If I get a chance to tomorrow, I will try the coaxial out rather than the optical to see if that makes a difference. If that fixes it, I might just call it good. I hope I have an extra coax in on my receiver, can’t remember right not why I went with the toslink…

YES!!! A bit more googling came up with the solution! All I had to do was run

iecset audio on 

as root. This site gave me the solution:
https://wiki.archlinux.org/index.php/Advanced_Linux_Sound_Architecture#S.2FPDIF_Output_Does_Not_Work

A google search on “iecset audio on” led me to this page:
TuxCoder: Solving Digital Audio Playback Issues in Linux which describes my exact problem (sound works in xbmc but not much else).

Apparently my google-fu was not strong enough initially to find that. I have never seen that command before. Won’t forget it now. :wink:

Should I go back to the opensuse alsa rpms and remove alsa-driver-kmp-desktop since it doesn’t seem to fix it? It seems to me that if it works with the default ones, I should go back to those in case there were unintended consequences from the bleeding edge files.

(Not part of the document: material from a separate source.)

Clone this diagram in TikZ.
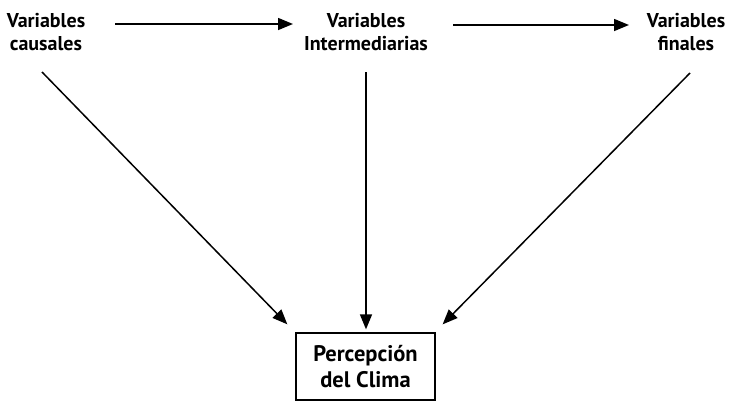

Great. Glad to read this works. I’ve never heard of this before, but I confess it was only on your very last post that it became clear to me that your sound worked with headphones, but the optical did not work.

I’ll have to give that a read later today or this week. I’m pretty busy today trying to sort a problem with a friend’s laptop.

I would remove them if I were you and try to roll back. The ‘risk’ with these current cutting edge updates is the next kernel update will break your sound, as those rpms are built to a specific kernel version.